No more voices littered the air. No footsteps. None of the screechy music Graff had been playing last night. In fact, there were no sounds whatsoever.
I cursed again and reached for the door, throwing it wide open. When I stepped outside, I came face to chest with an ugly dude with long black hair, a white streak, and a scar that sliced through his eyebrow and lid. It made his left eye look droopy, like he was always crying. Based on my father’s intelligence, this was the dude shacking up with the former DA. He looked at me off the tip of his nose, and I smiled up at him.
The picture of innocence, something that had worked with my father’s men.
“Angel, right?” I asked, holding out my hand.
He glared at me but stepped out of my way without so much as a word.
“Thanks,” I mumbled and walked past him.
Unfortunately, all the guns pointed in my direction brought me up short.
“What the hell?” I hooked my thumb over my shoulder toward the front door. “Just a delivery. No need to get panties in a bunch.”
“And you know this because?” one of the bikers asked.
I didn’t see who, but I shot my brows up and waggled my phone in the air. “Notifications.

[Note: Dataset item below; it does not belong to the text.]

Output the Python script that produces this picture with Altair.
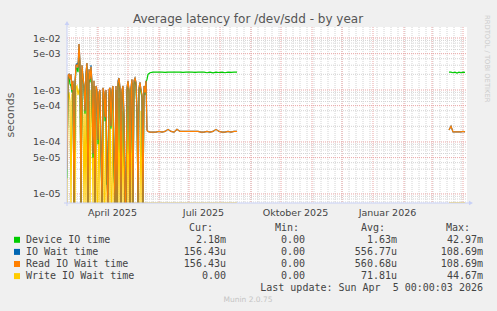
import altair as alt
import pandas as pd

# ---------------- data (seconds) ----------------
# segment 1a: daily, from 2025-03-01
vol_start = "2025-03-01"
device_vol = [2e-5, 1.7e-3, 1.8e-3, 1.3e-3, 1.2e-3, 9e-4, 1.3e-3, 0, 1.2e-3, 2.6e-3,
              2.6e-3, 2.2e-3, 5.5e-3, 2.4e-3, 0, 2.5e-3, 1.7e-3, 1.1e-3, 3.5e-4, 1.8e-3,
              2.8e-3, 0, 2.1e-3, 1.4e-3, 2.3e-3, 1.2e-3, 5e-5, 1.2e-3, 0, 1.0e-3,
              9e-4, 9e-5, 8e-4, 9e-4, 6e-5, 0, 9e-4, 8e-4, 2.5e-4, 9e-4,
              1.5e-5, 3.6e-5, 8e-4, 1.0e-3, 1.8e-4, 9e-4, 1.0e-3, 4e-5, 0, 1.0e-3,
              0, 1.2e-3, 1.5e-3, 9e-4, 0, 9e-4, 1.0e-3, 2.5e-4, 0, 0,
              9e-4, 1.3e-3, 9e-4, 0, 1.0e-3, 1.4e-3, 0, 1.3e-3, 1.5e-3, 1.2e-3,
              3.5e-4, 0, 1.0e-3, 1.2e-3, 9e-4, 7e-4, 0, 1.0e-3, 8e-4, 1.4e-3,
              1.6e-3, 2.0e-3]
iowait_vol = [3e-5, 1.9e-3, 2.0e-3, 1.6e-3, 2.0e-3, 1.0e-3, 1.5e-3, 0, 1.3e-3, 3.0e-3,
              3.2e-3, 2.7e-3, 7.7e-3, 3.5e-3, 0, 3.0e-3, 1.8e-3, 1.2e-3, 4e-4, 2.2e-3,
              3.3e-3, 0, 2.5e-3, 1.6e-3, 3.0e-3, 1.4e-3, 6e-5, 1.5e-3, 0, 1.2e-3,
              1.0e-3, 1.1e-4, 9e-4, 1.0e-3, 7e-5, 0, 1.1e-3, 9e-4, 3e-4, 1.0e-3,
              2e-5, 0, 1.0e-3, 1.1e-3, 2e-4, 1.0e-3, 1.2e-3, 5e-5, 0, 1.2e-3,
              0, 1.5e-3, 1.7e-3, 1.1e-3, 0, 1.0e-3, 1.2e-3, 3e-4, 0, 0,
              1.1e-3, 1.5e-3, 1.0e-3, 0, 1.1e-3, 1.6e-3, 0, 1.5e-3, 1.7e-3, 1.4e-3,
              4e-4, 0, 1.1e-3, 1.4e-3, 1.0e-3, 8e-4, 0, 1.2e-3, 9e-4, 1.5e-3,
              1.7e-4, 1.6e-4]
read_vol = [3e-5, 1.9e-3, 2.0e-3, 1.6e-3, 2.0e-3, 1.0e-3, 1.5e-3, 0, 1.3e-3, 3.0e-3,
            3.0e-3, 2.7e-3, 7.7e-3, 3.5e-3, 0, 3.0e-3, 1.8e-3, 1.2e-3, 4e-4, 2.2e-3,
            3.3e-3, 0, 2.5e-3, 1.6e-3, 2.8e-3, 1.4e-3, 6e-5, 1.5e-3, 0, 1.2e-3,
            1.0e-3, 1.1e-4, 9e-4, 1.0e-3, 7e-5, 0, 1.1e-3, 9e-4, 3e-4, 1.0e-3,
            2e-5, 0, 1.0e-3, 1.1e-3, 2e-4, 1.0e-3, 1.2e-3, 5e-5, 0, 1.2e-3,
            0, 1.4e-3, 1.7e-3, 1.1e-3, 0, 1.0e-3, 1.2e-3, 3e-4, 0, 0,
            1.1e-3, 1.5e-3, 1.0e-3, 0, 1.1e-3, 1.6e-3, 0, 1.5e-3, 1.7e-3, 1.4e-3,
            4e-4, 0, 1.1e-3, 1.4e-3, 1.0e-3, 8e-4, 0, 1.2e-3, 9e-4, 1.5e-3,
            1.7e-4, 1.6e-4]
write_vol = [0, 7e-4, 9e-4, 6e-4, 0, 8e-4, 1.0e-3, 0, 0, 1.1e-3,
             1.2e-3, 8e-4, 1.0e-3, 9e-4, 0, 7e-4, 3e-4, 0, 5e-4, 0,
             9e-4, 0, 6e-4, 0, 1.0e-3, 4e-4, 0, 8e-4, 0, 3e-4,
             0, 0, 6e-4, 0, 0, 0, 7e-4, 0, 0, 5e-4,
             0, 0, 0, 8e-4, 0, 0, 6e-4, 0, 0, 3e-5,
             0, 0, 7e-4, 0, 0, 0, 4e-4, 0, 0, 0,
             0, 5e-4, 0, 0, 0, 6e-4, 0, 0, 0, 0,
             0, 0, 0, 0, 4e-4, 0, 0, 0, 0, 0,
             0, 0]

# segment 1b: every 3 days, from 2025-05-23
flat_start = "2025-05-23"
device_flat = [2.15e-3, 2.2e-3, 2.2e-3, 2.22e-3, 2.2e-3, 2.18e-3, 2.2e-3, 2.2e-3, 2.21e-3, 2.2e-3,
               2.2e-3, 2.19e-3, 2.2e-3, 2.2e-3, 2.2e-3, 2.18e-3, 2.2e-3, 2.2e-3, 2.2e-3, 2.15e-3,
               2.2e-3, 2.14e-3, 2.2e-3, 2.17e-3, 2.2e-3, 2.15e-3, 2.2e-3, 2.18e-3, 2.2e-3, 2.2e-3]
iowait_flat = [1.55e-4, 1.55e-4, 1.55e-4, 1.6e-4, 1.55e-4, 1.6e-4, 1.75e-4, 1.6e-4, 1.55e-4, 1.75e-4,
               1.6e-4, 1.6e-4, 1.6e-4, 1.6e-4, 1.6e-4, 1.6e-4, 1.6e-4, 1.55e-4, 1.55e-4, 1.6e-4,
               1.55e-4, 1.6e-4, 1.75e-4, 1.6e-4, 1.55e-4, 1.55e-4, 1.6e-4, 1.55e-4, 1.6e-4, 1.6e-4]
read_flat = [1.55e-4, 1.55e-4, 1.55e-4, 1.6e-4, 1.55e-4, 1.6e-4, 1.75e-4, 1.6e-4, 1.55e-4, 1.75e-4,
             1.6e-4, 1.6e-4, 1.6e-4, 1.6e-4, 1.6e-4, 1.6e-4, 1.6e-4, 1.55e-4, 1.55e-4, 1.6e-4,
             1.55e-4, 1.6e-4, 1.75e-4, 1.6e-4, 1.55e-4, 1.55e-4, 1.6e-4, 1.55e-4, 1.6e-4, 1.6e-4]
write_flat = [0] * 30

# segment 2: every 2 days, from 2026-03-18
last_start = "2026-03-18"
device_last = [2.2e-3, 2.2e-3, 2.15e-3, 2.2e-3, 2.12e-3, 2.2e-3, 2.15e-3, 2.2e-3, 2.18e-3]
iowait_last = [1.7e-4, 2.0e-4, 1.56e-4, 1.56e-4, 1.56e-4, 1.56e-4, 1.56e-4, 1.6e-4, 1.56e-4]
read_last = [1.7e-4, 2.0e-4, 1.56e-4, 1.56e-4, 1.56e-4, 1.56e-4, 1.56e-4, 1.6e-4, 1.56e-4]
write_last = [0] * 9

# legend
names = ["Device IO time", "IO Wait time", "Read IO Wait time", "Write IO Wait time"]
colors = ["#00CC00", "#0066B3", "#FF8000", "#FFCC00"]
cur_vals = ["2.18m", "156.43u", "156.43u", "0.00"]
min_vals = ["0.00", "0.00", "0.00", "0.00"]
avg_vals = ["1.63m", "556.77u", "560.68u", "71.81u"]
max_vals = ["42.97m", "108.69m", "108.69m", "44.67m"]
headers = ["Cur:", "Min:", "Avg:", "Max:"]
last_update = "Last update: Sun Apr \u00a05 00:00:03 2026"
title_text = "Average latency for /dev/sdd - by year"

y_major = [1e-5, 5e-5, 1e-4, 5e-4, 1e-3, 5e-3, 1e-2]
y_minor = [7e-6, 8e-6, 9e-6,
           2e-5, 3e-5, 4e-5, 6e-5, 7e-5, 8e-5, 9e-5,
           2e-4, 3e-4, 4e-4, 6e-4, 7e-4, 8e-4, 9e-4,
           2e-3, 3e-3, 4e-3, 6e-3, 7e-3, 8e-3, 9e-3]

# ---------------- build tables ----------------
d_vol = pd.date_range(vol_start, periods=len(read_vol), freq="D").strftime("%Y-%m-%d")
d_flat = pd.date_range(flat_start, periods=len(read_flat), freq="3D").strftime("%Y-%m-%d")
d_last = pd.date_range(last_start, periods=len(read_last), freq="2D").strftime("%Y-%m-%d")

series = {
    "Device IO time": (device_vol, device_flat, device_last),
    "IO Wait time": (iowait_vol, iowait_flat, iowait_last),
    "Read IO Wait time": (read_vol, read_flat, read_last),
    "Write IO Wait time": (write_vol, write_flat, write_last),
}
rows = []
for name, (a, b, c) in series.items():
    for d, v in zip(d_vol, a):
        rows.append({"series": name, "date": d, "value": v, "seg": 1})
    for d, v in zip(d_flat, b):
        rows.append({"series": name, "date": d, "value": v, "seg": 1})
    for d, v in zip(d_last, c):
        rows.append({"series": name, "date": d, "value": v, "seg": 2})
df = pd.DataFrame(rows)

W, H = 400, 176
xscale = alt.Scale(type="utc",
                   domain=[alt.DateTime(year=2025, month=3, date=1, utc=True),
                           alt.DateTime(year=2026, month=4, date=5, utc=True)])
yscale = alt.Scale(type="log", domain=[6.7e-6, 0.0163], clamp=True, nice=False)

weeks = pd.DataFrame({"d": pd.date_range("2025-03-03", "2026-04-04", freq="7D").strftime("%Y-%m-%d")})
months = pd.DataFrame({"d": pd.date_range("2025-04-01", "2026-04-01", freq="MS").strftime("%Y-%m-%d")})

MINOR = "#d4d4d4"
MAJOR = "#eaa4a4"
TXT = "#444444"
AXC = "#c8d0f6"

month_names = "['Januar','Februar','März','April','Mai','Juni','Juli','August','September','Oktober','November','Dezember']"
x_axis = alt.Axis(
    values=[alt.DateTime(year=2025, month=4, date=15, utc=True),
            alt.DateTime(year=2025, month=7, date=15, utc=True),
            alt.DateTime(year=2025, month=10, date=15, utc=True),
            alt.DateTime(year=2026, month=1, date=15, utc=True)],
    labelExpr=month_names + "[utcmonth(datum.value)] + ' ' + utcyear(datum.value)",
    grid=False, ticks=False, domain=False, title=None,
    labelFont="DejaVu Sans", labelFontSize=9.5, labelColor=TXT, labelPadding=4)
y_axis = alt.Axis(
    values=y_major,
    labelExpr="replace(format(datum.value, '.0e'), 'e-', 'e-0')",
    grid=False, ticks=False, domain=False, title=None,
    labelFont="DejaVu Sans", labelFontSize=9.5, labelColor=TXT, labelPadding=7)

vminor = alt.Chart(weeks).mark_rule(color=MINOR, strokeDash=[1, 1], strokeWidth=1).encode(
    x=alt.X("d:T", scale=xscale, axis=x_axis), y=alt.value(0), y2=alt.value(H))
vmajor = alt.Chart(months).mark_rule(color=MAJOR, strokeDash=[1, 1], strokeWidth=1).encode(
    x=alt.X("d:T", scale=xscale, axis=x_axis), y=alt.value(0), y2=alt.value(H))
hminor = alt.Chart(pd.DataFrame({"v": y_minor})).mark_rule(color=MINOR, strokeDash=[1, 1], strokeWidth=1).encode(
    y=alt.Y("v:Q", scale=yscale, axis=y_axis), x=alt.value(0), x2=alt.value(W))
hmajor = alt.Chart(pd.DataFrame({"v": y_major})).mark_rule(color=MAJOR, strokeDash=[1, 1], strokeWidth=1).encode(
    y=alt.Y("v:Q", scale=yscale, axis=y_axis), x=alt.value(0), x2=alt.value(W))

# draw order: write (beneath), device, io wait, read (on top)
draw_order = [3, 0, 1, 2]
lines = []
for i in draw_order:
    name, col = names[i], colors[i]
    lines.append(
        alt.Chart(df).transform_filter(alt.datum.series == name)
        .transform_calculate(v2="max(datum.value, 1e-9)")
        .mark_line(color=col, strokeWidth=1.2, clip=True)
        .encode(x=alt.X("date:T", scale=xscale, axis=x_axis),
                y=alt.Y("v2:Q", scale=yscale, axis=y_axis),
                detail="seg:N")
    )

# axis lines with arrows
one = pd.DataFrame({"a": [0]})
yline = alt.Chart(one).mark_rule(color=AXC, strokeWidth=1).encode(
    x=alt.value(0), y=alt.value(-3), y2=alt.value(H + 3))
xline = alt.Chart(one).mark_rule(color=AXC, strokeWidth=1).encode(
    x=alt.value(-3), x2=alt.value(W + 3), y=alt.value(H))
uparrow = alt.Chart(one).mark_point(shape="triangle-up", filled=True, size=22, color=AXC, opacity=1).encode(
    x=alt.value(0), y=alt.value(-4))
rarrow = alt.Chart(one).mark_point(shape="triangle-right", filled=True, size=22, color=AXC, opacity=1).encode(
    x=alt.value(W + 4), y=alt.value(H))


def one_text(t, x, y, **kw):
    return alt.Chart(pd.DataFrame({"t": [t]})).mark_text(**kw).encode(
        text="t:N", x=alt.value(x), y=alt.value(y))


texts = [
    one_text(title_text, 181, -8, align="center", baseline="middle",
             font="DejaVu Sans", fontSize=12, color="#555555"),
    one_text("seconds", -56, 88, align="center", baseline="middle", angle=270,
             font="DejaVu Sans", fontSize=11, color="#555555"),
    one_text("RRDTOOL / TOBI OETIKER", 420, -12, align="left", baseline="middle", angle=90,
             font="DejaVu Sans", fontSize=6.8, color="#cccccc"),
    one_text("Munin 2.0.75", 181, 273, align="center", baseline="middle",
             font="DejaVu Sans", fontSize=7.5, color="#c4c4c4"),
]

ROW0 = 200.7
STEP = 12.1
mono = dict(baseline="middle", font="DejaVu Sans Mono", fontSize=10, color=TXT)
for h, px in zip(headers, [146, 232, 318, 403]):
    texts.append(one_text(h, px, ROW0, align="right", **mono))
for k in range(4):
    py = ROW0 + STEP * (k + 1)
    texts.append(one_text(names[k], -41, py, align="left", **mono))
    for vals, px in zip([cur_vals, min_vals, avg_vals, max_vals], [159, 238, 330, 416]):
        texts.append(one_text(vals[k], px, py, align="right", **mono))
    texts.append(alt.Chart(one).mark_square(size=36, filled=True, opacity=1, color=colors[k]).encode(
        x=alt.value(-50), y=alt.value(py)))
texts.append(one_text(last_update, 416, ROW0 + STEP * 5, align="right", **mono))

chart = alt.layer(
    vminor, vmajor, hminor, hmajor, *lines, yline, xline, uparrow, rarrow, *texts
).properties(
    width=W, height=H,
    autosize=alt.AutoSizeParams(type="none"),
    padding={"left": 67, "top": 27, "right": 30, "bottom": 108},
).configure(background="#F0F0F0").configure_view(fill="white", strokeWidth=0)

chart.save("out.html", embed_options={"renderer": "svg", "actions": False})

Duh.”
As the guns lowered and went back into their homes, I flipped my hair over one shoulder. “That’s better.”
All the members stared at me like a piece of meat, including my uncle and the pregnant lady. I tried not to shrink under their scrutiny. I was, after all, Adelina Parisi, a tried-and-true Mafia princess.
“What the shit?!” Sas marched in my direction. “You’re supposed to be locked in your room. That’s the second time?—”

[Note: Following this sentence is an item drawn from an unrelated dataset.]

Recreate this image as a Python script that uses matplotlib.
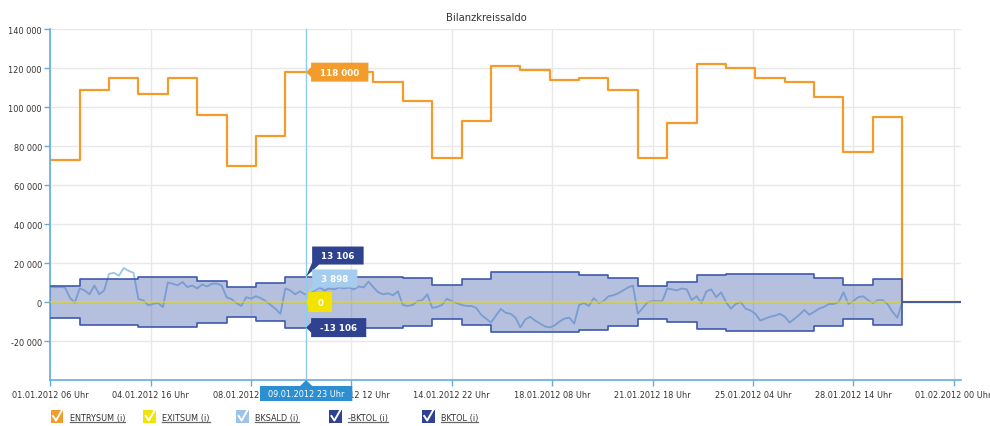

He reached for me, and I spun out of his reach. Jutting my chin, I retorted, “I’m not going to be held in my chamber by an ogre.”
I still wasn’t giving away my escape route. It wasn’t like it should take a rocket scientist or brain surgeon to figure it out. Turning on my heel, I headed for the front door, but Sas caught up and leaped in front of me, holding out his hand.
“What?” I asked. “You think I’m going to make a run for it?”
He smirked down at me like I was silly, but I didn’t miss how his eyes flicked back to the group around the table and back to me.
“Let me get it for you,” he said, his voice tight.